ぐずついた天気が続き、本線作業は手も足も出ない。じっと溜まったデスクワークを進める。


その中に今後の計画がある。どんな分野でもそうであるように、農業でも計画はとても大事だ。このたびは大豆の大どんでん返しを中心に考えているところ。


どんでん返しと言ったけれど、それは莢付きの良さまでを確認して勝手に期待を膨らませたからそうなっただけのことで、実はこうなるリスクは覚悟していた。大豆とは早蒔きするいろいろ障害が多くなるものなのだ。


水はけがそれほど良くない圃場において、雑草の処理剤という便利なものを使わずに牽引式の除草機を使うことにこだわるためには、播種後の雨が何よりの問題になる。それを回避するための早蒔きだった。一言で早蒔きと言うけれど、どこまで早いといけないのか。それを試したいということがあった。


それで田植えと大豆播種の順序をひっくり返して、5月末~6月初めにかけて蒔いた。もくろみ通り除草には苦労がなく、近年になくきれいに決めることができた。しかしこれではダメだということだ。だから来年からは背に腹は代えられない、田植えとの順序を戻して、雨に怯え、梅雨明けの遅蒔きによる減収リスクを背負いながら、セオリー通り6月中旬(以降)に蒔こうと考えているところ。


こういう「試し」というのは、本当は一部の圃場でやるのがいい。しかし実際の作業ではそれはそれで大変なことが多くてつい一斉にやりたくなってしまう。
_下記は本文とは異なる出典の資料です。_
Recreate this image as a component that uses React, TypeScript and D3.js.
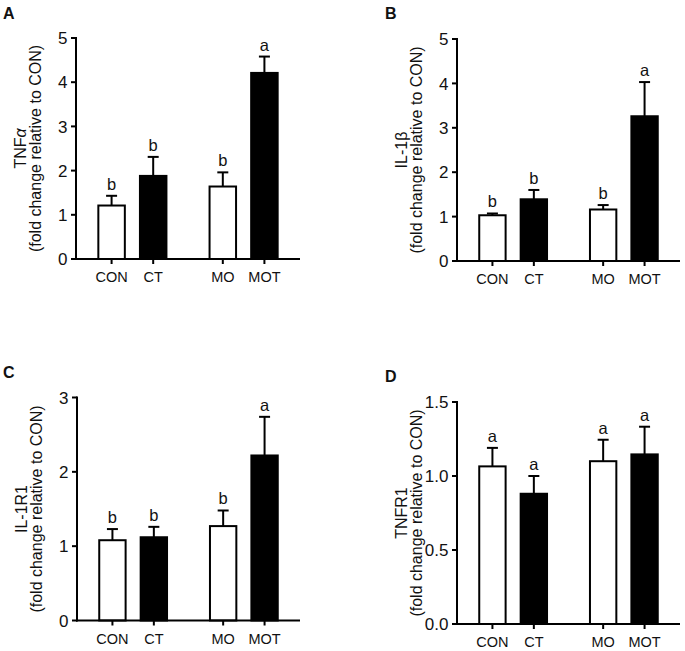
import React from "react";
import * as d3 from "d3";

const categories = ["CON", "CT", "MO", "MOT"];
const groups = [["CON", "CT"], ["MO", "MOT"]];
const filledCats = ["CT", "MOT"];

const tnfaMean = [1.21, 1.88, 1.64, 4.21];
const tnfaErr = [0.22, 0.43, 0.32, 0.37];
const tnfaSig = ["b", "b", "b", "a"];
const tnfaTicks = [0, 1, 2, 3, 4, 5];

const il1bMean = [1.03, 1.39, 1.16, 3.26];
const il1bErr = [0.04, 0.21, 0.1, 0.77];
const il1bSig = ["b", "b", "b", "a"];
const il1bTicks = [0, 1, 2, 3, 4, 5];

const il1r1Mean = [1.08, 1.12, 1.27, 2.22];
const il1r1Err = [0.15, 0.14, 0.21, 0.52];
const il1r1Sig = ["b", "b", "b", "a"];
const il1r1Ticks = [0, 1, 2, 3];

const tnfr1Mean = [1.065, 0.88, 1.1, 1.146];
const tnfr1Err = [0.125, 0.12, 0.145, 0.187];
const tnfr1Sig = ["a", "a", "a", "a"];
const tnfr1Ticks = [0, 0.5, 1.0, 1.5];

const FONT = "'Liberation Sans', Arial, Helvetica, sans-serif";
const INK = "#111";

type PanelProps = {
  letter: string;
  lx: number;
  ly: number;
  axisX: number;
  y0: number;
  yTop: number;
  axisLen: number;
  ticks: number[];
  fmt: (v: number) => string;
  means: number[];
  errs: number[];
  sig: string[];
  label1: React.ReactNode;
  label2: string;
};

function Panel(p: PanelProps) {
  const maxV = p.ticks[p.ticks.length - 1];
  const y = d3.scaleLinear().domain([0, maxV]).range([p.y0, p.yTop]);
  const gScale = d3
    .scaleBand<number>()
    .domain(groups.map((_, i) => i))
    .range([p.axisX, p.axisX + p.axisLen])
    .paddingInner(0.25)
    .paddingOuter(0.132);
  const inner = d3
    .scaleBand<number>()
    .domain([0, 1])
    .range([0, gScale.bandwidth()])
    .paddingInner(0.315)
    .paddingOuter(0.16);
  const cx = (cat: string) => {
    const gi = groups.findIndex((g) => g.includes(cat));
    const ii = groups[gi].indexOf(cat);
    return (gScale(gi) as number) + (inner(ii) as number) + inner.bandwidth() / 2;
  };
  const bw = inner.bandwidth();
  const midY = (p.y0 + p.yTop) / 2;
  return (
    <g fill={INK}>
      <text x={p.lx} y={p.ly} fontSize={16} fontWeight="bold" fontFamily={FONT}>
        {p.letter}
      </text>
      <g transform={`translate(${p.axisX - 50},${midY}) rotate(-90)`}>
        <text x={0} y={0} textAnchor="middle" fontSize={16} fontFamily={FONT}>
          {p.label1}
        </text>
        <text x={0} y={15} textAnchor="middle" fontSize={16} fontFamily={FONT}>
          {p.label2}
        </text>
      </g>
      {categories.map((c, i) => {
        const x = cx(c);
        const top = y(p.means[i]);
        const et = y(p.means[i] + p.errs[i]);
        const filled = filledCats.includes(c);
        return (
          <g key={c}>
            <line x1={x} x2={x} y1={top} y2={et} stroke="#000" strokeWidth={2} />
            <line x1={x - 5.5} x2={x + 5.5} y1={et} y2={et} stroke="#000" strokeWidth={2} />
            <rect
              x={x - bw / 2 + 1}
              y={top}
              width={bw - 2}
              height={p.y0 - top}
              fill={filled ? "#000" : "#fff"}
              stroke="#000"
              strokeWidth={2}
            />
            <text x={x} y={et - 6} textAnchor="middle" fontSize={16.5} fontFamily={FONT}>
              {p.sig[i]}
            </text>
            <line x1={x} x2={x} y1={p.y0} y2={p.y0 + 5} stroke="#000" strokeWidth={2} />
            <text x={x} y={p.y0 + 23} textAnchor="middle" fontSize={14.5} fontFamily={FONT}>
              {c}
            </text>
          </g>
        );
      })}
      <line x1={p.axisX} x2={p.axisX} y1={p.yTop - 1} y2={p.y0 + 1} stroke="#000" strokeWidth={2} />
      {p.ticks.map((t) => (
        <g key={t}>
          <line x1={p.axisX - 5} x2={p.axisX} y1={y(t)} y2={y(t)} stroke="#000" strokeWidth={2} />
          <text
            x={p.axisX - 8.5}
            y={y(t)}
            dy="0.36em"
            textAnchor="end"
            fontSize={17}
            fontFamily={FONT}
          >
            {p.fmt(t)}
          </text>
        </g>
      ))}
      <line x1={p.axisX - 1} x2={p.axisX + p.axisLen} y1={p.y0} y2={p.y0} stroke="#000" strokeWidth={2} />
    </g>
  );
}

export default function App() {
  const intFmt = d3.format("d");
  const decFmt = d3.format(".1f");
  return (
    <svg
      width={685}
      height={651}
      style={{ position: "absolute", left: 0, top: 0, background: "#fff" }}
    >
      <rect width={685} height={651} fill="#fff" />
      <Panel
        letter="A" lx={3} ly={19}
        axisX={76} y0={259} yTop={38} axisLen={224}
        ticks={tnfaTicks} fmt={intFmt}
        means={tnfaMean} errs={tnfaErr} sig={tnfaSig}
        label1={<>TNF<tspan fontStyle="italic">α</tspan></>}
        label2="(fold change relative to CON)"
      />
      <Panel
        letter="B" lx={385} ly={19}
        axisX={457} y0={261} yTop={39} axisLen={223}
        ticks={il1bTicks} fmt={intFmt}
        means={il1bMean} errs={il1bErr} sig={il1bSig}
        label1="IL-1β"
        label2="(fold change relative to CON)"
      />
      <Panel
        letter="C" lx={3} ly={378}
        axisX={77} y0={620.5} yTop={397.5} axisLen={223}
        ticks={il1r1Ticks} fmt={intFmt}
        means={il1r1Mean} errs={il1r1Err} sig={il1r1Sig}
        label1="IL-1R1"
        label2="(fold change relative to CON)"
      />
      <Panel
        letter="D" lx={385} ly={382}
        axisX={457} y0={624} yTop={402} axisLen={223}
        ticks={tnfr1Ticks} fmt={decFmt}
        means={tnfr1Mean} errs={tnfr1Err} sig={tnfr1Sig}
        label1="TNFR1"
        label2="(fold change relative to CON)"
      />
    </svg>
  );
}
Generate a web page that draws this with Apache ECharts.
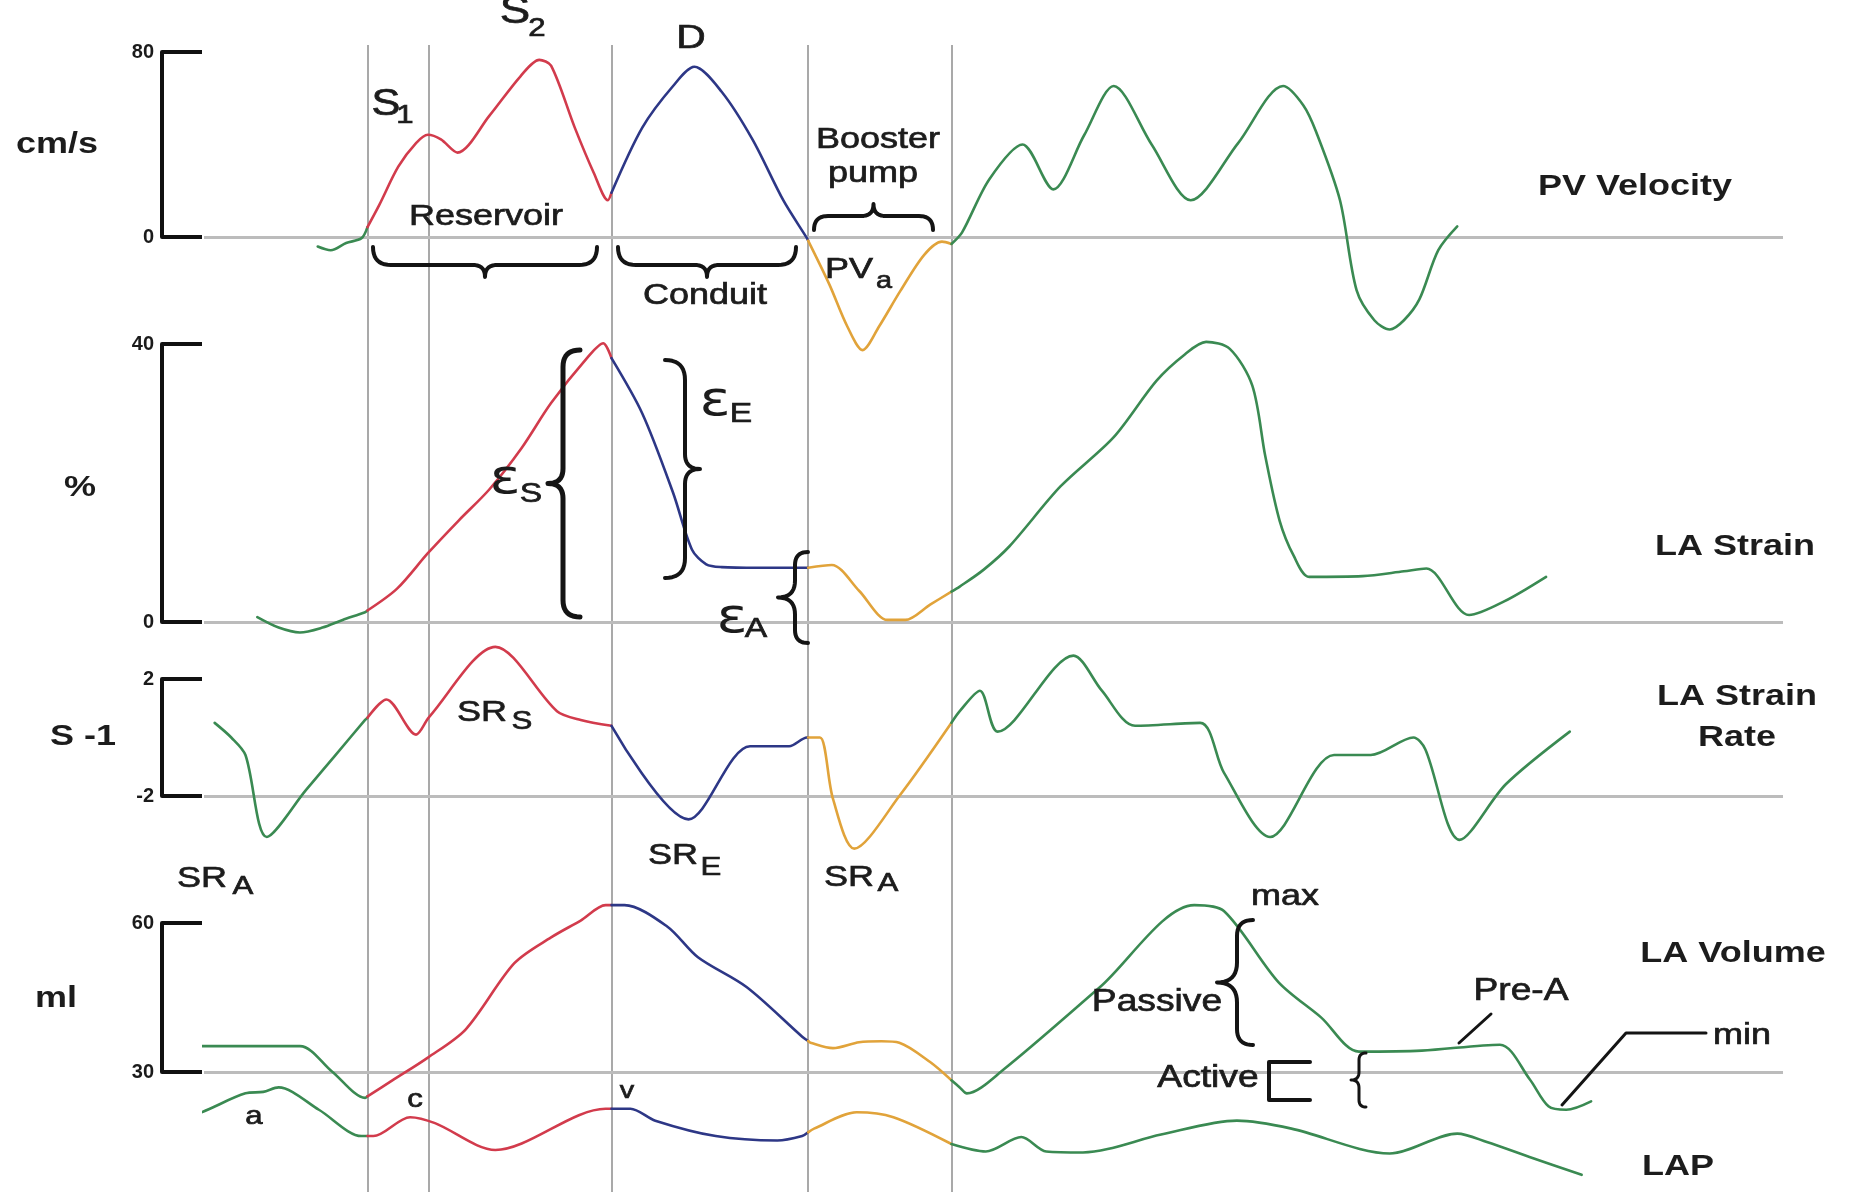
<!DOCTYPE html>
<html><head><meta charset="utf-8">
<script src="https://cdn.jsdelivr.net/npm/echarts@6/dist/echarts.min.js"></script>
<style>html,body{margin:0;padding:0;background:#fff}#c{width:1858px;height:1192px}</style>
</head><body><div id="c"></div>
<script>
// ---- data (time in arbitrary units t) ----
const eventTimes = [310, 362, 516, 682, 803];
const phaseBounds = [310, 516, 682, 803];
const phaseColors = ['#3a8a52', '#d23b4c', '#2d3786', '#e1a33a', '#3a8a52'];

const pvTicks = [0, 80];
const strainTicks = [0, 40];
const srTicks = [-2, 2];
const volTicks = [30, 60];

// PV velocity (cm/s)
const pvVelocity = [[268,-4.1],[279,-5.7],[292,-2.6],[305,-0.5],[320,13.9],[336,30.4],[351,40.6],[361,44.2],[372,42.2],[386,36.5],[413,52.5],[439,69.4],[455,76.6],[465,74.1],[485,47.3],[501,27.8],[513,15.9],[542,47.3],[568,65.3],[586,73.6],[609,62.8],[635,42.2],[661,15.9],[681,-0.5],[700,-20.6],[715,-38.6],[728,-48.9],[742,-38.6],[760,-23.2],[780,-7.7],[795,-2],[803,-3],[812,2],[835,25],[863,40],[889,20.6],[915,44],[940,65.3],[972,40],[1005,15.9],[1045,40.6],[1083,65.3],[1100,57],[1111,45.3],[1131,15.9],[1145,-23],[1160,-36],[1173,-40],[1185,-36],[1198,-27],[1214,-5.7],[1230,4.6]];
// LA strain (%)
const laStrain = [[217,0.7],[235,-0.8],[253,-1.5],[272,-0.8],[289,0.3],[308,1.4],[335,4.8],[361,9.9],[387,14.6],[413,19.1],[440,25],[465,31.5],[496,38.1],[509,40.1],[542,30],[568,18.6],[584,10.4],[596,8.3],[609,7.9],[640,7.8],[682,7.8],[702,8.2],[725,4.5],[749,0.3],[764,0.3],[785,2.5],[810,5.1],[830,7.5],[852,10.9],[895,19.5],[940,26.6],[976,34.7],[1000,38.5],[1018,40.3],[1038,39.3],[1057,34],[1068,23.8],[1080,14.6],[1092,9.5],[1105,6.5],[1150,6.6],[1185,7.3],[1204,7.7],[1240,1],[1270,3],[1305,6.5]];
// LA strain rate (1/s)
const laStrainRate = [[181,0.5],[195,0.0],[207,-0.6],[225,-3.4],[258,-1.8],[283,-0.6],[308,0.6],[326,1.3],[351,0.1],[362,0.7],[418,3.1],[470,0.9],[490,0.6],[516,0.4],[581,-2.8],[633,-0.3],[666,-0.3],[681,0.0],[692,0.0],[703,-2.1],[721,-3.8],[759,-2.0],[810,0.9],[827,1.6],[842,0.2],[906,2.8],[930,1.6],[958,0.4],[1013,0.5],[1033,-1.2],[1072,-3.4],[1126,-0.6],[1157,-0.6],[1193,0.0],[1203,-0.4],[1232,-3.5],[1271,-1.6],[1325,0.2]];
// LA volume (ml)
const laVolume = [[152,35.2],[253,35.2],[280,30.1],[308,24.8],[331,28.3],[361,32.9],[393,38.6],[434,51.9],[465,57.1],[490,60.5],[511,63.6],[527,63.6],[563,59.3],[589,53.1],[630,47.1],[677,37.1],[684,35.9],[703,34.8],[725,36],[744,36.2],[759,35.9],[785,32],[810,26.9],[816,25.7],[847,30.5],[928,47],[1008,63.6],[1033,62.4],[1079,48.1],[1115,41],[1147,34.1],[1200,34.3],[1266,35.5],[1291,28.6],[1307,23.1],[1322,22.4],[1343,24.1]];
// LA pressure (mmHg, unscaled trace)
const lap = [[160,16.4],[170,16.9],[207,20.7],[222,21.0],[235,21.9],[269,17.4],[305,12.1],[315,12.1],[346,15.9],[367,14.7],[418,9.3],[511,17.6],[532,17.6],[553,15.2],[604,12.1],[656,11.2],[677,12.1],[687,13.6],[723,16.9],[754,15.9],[803,10.5],[832,9.0],[862,11.9],[883,9.0],[914,8.8],[980,12.4],[1044,15.2],[1090,13.6],[1173,8.6],[1230,12.6],[1255,10.9],[1291,7.9],[1335,4.3]];

// ---- helpers ----
const FONT = '"Liberation Sans", Arial, Helvetica, sans-serif';
const T_MIN = 172, T_MAX = 1505;

function refine(points, bounds) {
  const out = [points[0]];
  for (let i = 1; i < points.length; i++) {
    const [t0, v0] = points[i-1], [t1, v1] = points[i];
    bounds.forEach(b => { if (t0 < b && t1 > b) out.push([b, v0 + (v1 - v0) * (b - t0) / (t1 - t0)]); });
    out.push(points[i]);
  }
  return out;
}
function segments(points) {
  const pts = refine(points, phaseBounds);
  const edges = [-Infinity, ...phaseBounds, Infinity];
  const segs = [];
  for (let k = 0; k < edges.length - 1; k++) {
    const s = pts.filter(p => p[0] >= edges[k] && p[0] <= edges[k+1]);
    if (s.length > 1) segs.push({k, data: s});
  }
  return segs;
}
function curveSeries(points, xi, yi) {
  return segments(points).map(s => ({
    type: 'line', xAxisIndex: xi, yAxisIndex: yi, data: s.data,
    showSymbol: false, symbol: 'none', smooth: 0.3, clip: false, z: 3, silent: true,
    lineStyle: {color: phaseColors[s.k], width: 2.6, cap: 'round', join: 'round'}
  }));
}
function baseline(xi, yi, value) {
  return {type: 'line', xAxisIndex: xi, yAxisIndex: yi, data: [], silent: true, z: 1,
    markLine: {silent: true, symbol: 'none', z: 1, animation: false, label: {show: false},
      lineStyle: {color: '#bcbcbc', width: 3, type: 'solid'}, emphasis: {disabled: true},
      data: [{yAxis: value}]}};
}
function bracketAxis(gridIndex, ticks) {
  return {type: 'value', gridIndex, min: ticks[0], max: ticks[ticks.length-1], position: 'left', offset: 42,
    axisLine: {show: true, onZero: false, lineStyle: {color: '#111', width: 4}},
    axisTick: {show: true, inside: true, length: 40, customValues: ticks, lineStyle: {color: '#111', width: 4}},
    axisLabel: {show: true, customValues: ticks, color: '#1b1b1b', fontSize: 20, fontWeight: 'bold', fontFamily: FONT, margin: 8},
    splitLine: {show: false}};
}
function txt(text, x, y, size, o) {
  o = o || {};
  const fam = o.eps ? '"DejaVu Sans", sans-serif' : FONT;
  const font = (o.bold ? 'bold ' : '') + size + 'px ' + fam;
  const style = {text, font, fill: '#1c1c1c', textAlign: 'center', textVerticalAlign: 'middle'};
  if (!o.bold && !o.eps) { style.stroke = '#1c1c1c'; style.lineWidth = 0.7; }
  return {type: 'text', x, y, scaleX: o.sx || 1.2, z: 20, silent: true, style};
}
// brace outline as sampled points (decorative annotation shape)
function bracePts(ax, ay, bx, by, hook, tip) {
  const Ln = Math.hypot(bx - ax, by - ay), ux = (bx - ax) / Ln, uy = (by - ay) / Ln, nx = -uy, ny = ux;
  const P = (u, n) => [ax + u*ux + n*nx, ay + u*uy + n*ny];
  const h = hook, m = Ln / 2;
  const pts = [];
  function quad(a, c, b) {
    for (let i = 0; i <= 10; i++) {
      const s = i / 10, q = 1 - s;
      pts.push([q*q*a[0] + 2*q*s*c[0] + s*s*b[0], q*q*a[1] + 2*q*s*c[1] + s*s*b[1]]);
    }
  }
  quad(P(0,0), P(0,h), P(h,h));
  quad(P(m - tip, h), P(m, h), P(m, h + tip));
  quad(P(m, h + tip), P(m, h), P(m + tip, h));
  quad(P(Ln - h, h), P(Ln, h), P(Ln, 0));
  return pts;
}
function poly(points, w) {
  return {type: 'polyline', z: 20, silent: true, shape: {points},
    style: {stroke: '#141414', lineWidth: w || 4, fill: null, lineCap: 'round', lineJoin: 'round'}};
}

// ---- layout ----
const L = 204, R = 75;
const grids = [
  {left: L, right: R, top: 52, height: 185},
  {left: L, right: R, top: 344, height: 278},
  {left: L, right: R, top: 679, height: 117},
  {left: L, right: R, top: 923, height: 149},
  {left: L, right: R, top: 45, bottom: 0}
];
const xAxes = grids.map((g, i) => ({type: 'value', gridIndex: i, min: T_MIN, max: T_MAX, show: false}));
const yAxes = [
  bracketAxis(0, pvTicks), bracketAxis(1, strainTicks), bracketAxis(2, srTicks), bracketAxis(3, volTicks),
  {type: 'value', gridIndex: 3, min: volTicks[0] - 5, max: volTicks[1] - 5, show: false},
  {type: 'value', gridIndex: 4, min: 0, max: 1, show: false}
];

const series = [
  {type: 'line', xAxisIndex: 4, yAxisIndex: 5, data: [], silent: true, z: 1,
    markLine: {silent: true, symbol: 'none', z: 1, animation: false, label: {show: false},
      lineStyle: {color: '#a9a9a9', width: 2, type: 'solid'}, emphasis: {disabled: true},
      data: eventTimes.map(t => ({xAxis: t}))}},
  baseline(0, 0, 0), baseline(1, 1, 0), baseline(2, 2, srTicks[0]), baseline(3, 3, volTicks[0]),
  ...curveSeries(pvVelocity, 0, 0),
  ...curveSeries(laStrain, 1, 1),
  ...curveSeries(laStrainRate, 2, 2),
  ...curveSeries(laVolume, 3, 3),
  ...curveSeries(lap, 3, 4)
];

const graphics = [
  // unit labels
  txt('cm/s', 57, 145, 30, {bold: true}), txt('%', 80, 488, 30, {bold: true}),
  txt('S -1', 83, 737, 30, {bold: true}), txt('ml', 56, 999, 30, {bold: true}),
  // trace names
  txt('PV Velocity', 1635, 187, 30, {bold: true}), txt('LA Strain', 1735, 547, 30, {bold: true}),
  txt('LA Strain', 1737, 697, 30, {bold: true}), txt('Rate', 1737, 738, 30, {bold: true}),
  txt('LA Volume', 1733, 954, 30, {bold: true}), txt('LAP', 1678, 1167, 30, {bold: true}),
  // PV annotations
  txt('S', 386, 105, 36), txt('1', 405, 116, 26),
  txt('S', 515, 13, 38), txt('2', 537, 29, 26),
  txt('D', 691, 39, 34),
  txt('Booster', 878, 140, 30), txt('pump', 873, 174, 30),
  txt('Reservoir', 486, 217, 30), txt('Conduit', 705, 296, 30),
  txt('PV', 849, 270, 30), txt('a', 884, 281, 24),
  poly(bracePts(373, 247, 597, 247, 18, 12)),
  poly(bracePts(618, 247, 796, 247, 18, 12)),
  poly(bracePts(933, 230, 814, 230, 14, 12)),
  // strain annotations
  txt('ε', 505, 481, 48, {eps: true}), txt('S', 531, 494, 28),
  txt('ε', 715, 403, 48, {eps: true}), txt('E', 741, 414, 28),
  txt('ε', 732, 620, 48, {eps: true}), txt('A', 756, 629, 28),
  poly(bracePts(580, 350, 580, 617, 17, 15), 5),
  poly(bracePts(665, 578, 665, 360, 20, 15), 4),
  poly(bracePts(808, 552, 808, 643, 13, 17), 4),
  // strain rate annotations
  txt('SR', 482, 713, 30), txt('S', 522, 722, 26),
  txt('SR', 673, 856, 30), txt('E', 711, 868, 26),
  txt('SR', 849, 878, 30), txt('A', 888, 884, 26),
  txt('SR', 202, 879, 30), txt('A', 243, 887, 26),
  // volume / LAP annotations
  txt('a', 254, 1117, 26), txt('c', 415, 1100, 26), txt('v', 627, 1091, 24),
  txt('max', 1285, 897, 30), txt('Passive', 1157, 1002, 31), txt('Active', 1208, 1078, 31),
  txt('Pre-A', 1521, 991, 31), txt('min', 1742, 1036, 30),
  poly(bracePts(1253, 920, 1253, 1045, 16, 20), 4),
  poly(bracePts(1366, 1053, 1366, 1107, 7, 8), 3),
  poly([[1310,1062],[1269,1062],[1269,1100],[1310,1100]], 4),
  poly([[1491,1014],[1459,1043]], 3),
  poly([[1706,1033],[1626,1033],[1562,1105]], 3)
];

const chart = echarts.init(document.getElementById('c'), null, {renderer: 'canvas'});
chart.setOption({
  animation: false,
  backgroundColor: '#ffffff',
  grid: grids,
  xAxis: xAxes,
  yAxis: yAxes,
  series,
  graphic: {elements: graphics}
});
</script>
</body></html>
現場感覚としては、ここのところが難しい。


一方で田植えを6月上旬に遅らせた田んぼはどうだったかというと、品種が感光性の強いコシヒカリである以上、おそらく収量はいくらか落ちたのだろうと思っている。しかし見かけの等級が良かったという見返りがあった。今田地区に田んぼを引っ越してきて以来、白系や基部未熟の2等がすっかり相場となってしまっていたのに、今年はほとんどが1等だった。こんなことは初めてである。これだけ等級に不利な暑さの年にも関わらずこの結果が出たということは、そこにはいろいろなパラメーターがあることを承知の上で、大きい要素であるだろう。


ということで田植えと大豆播種の時期について、大豆の早蒔きが成功すれば解決したこの問題が、またぶり返したのである。それは遡って4月のゴボウトンネルの撤去と稲の育苗作業とのバッティングも関係してくる迷宮でもある。しかし考え抜いたところで天候がいちいち違うのでどうせその通りにもならない。だから一番マシなパターンを想定することになる。


長々と書いたが、この問題についてはこれまでにも何度か書いてきたところ。相変わらず難問である。